Regulatory Tailoring for Large U.S. Banking Organizations: Federal Bank Regulators Propose Significant Revisions to the Application of Enhanced Prudential Standards and Capital and Liquidity Requirements for Large U.S. Banking Organizations

Sullivan & Cromwell LLP - November 5, 2018

On October 31, the Federal Reserve Board adopted two proposed rules that would tailor how certain aspects of the post-crisis bank regulatory framework, including certain capital and liquidity requirements and other prudential standards, apply to large U.S. banking organizations. One of the rules is to be issued jointly by the FDIC, Federal Reserve and OCC. The other was issued solely by the Federal Reserve. 

The proposals would assign all U.S. bank holding companies and savings and loan holding companies not substantially engaged in commercial or insurance activities with $100 billion or more in total consolidated assets to one of four categories based on their size and other “risk-based indicators.” Those indicators are (1) cross-jurisdictional activity, (2) weighted short-term wholesale funding, (3) nonbank assets, (4) off-balance sheet exposure, and (5) status as a U.S. global systemically important bank holding company (“G-SIB”). The category to which an institution would be assigned would determine the capital and liquidity requirements to which it and its subsidiary depository institutions would be subject, as well as the enhanced prudential standards and capital planning requirements to which the holding company would be subject. 

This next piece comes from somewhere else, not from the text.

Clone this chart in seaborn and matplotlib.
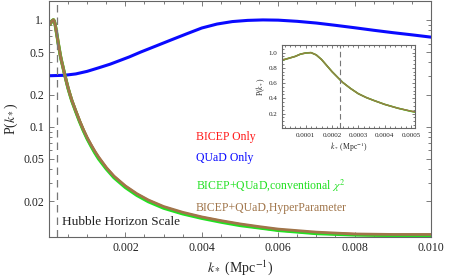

The proposals distinguish between U.S. G-SIBs and other large banking organizations. For U.S. G-SIBs and their subsidiary depository institutions, the proposals would eliminate the requirement to conduct semi-annual company-run stress tests but would otherwise not alter the capital and liquidity requirements, enhanced prudential standards, and capital planning requirements that currently apply to them. In contrast, as described by Federal Reserve Vice Chairman for Supervision Quarles, the requirements and standards applicable to other large U.S. banking organizations would be tailored, based on size and the risk-based indicators, to reduce “regulatory complexity” and the “compliance burden.”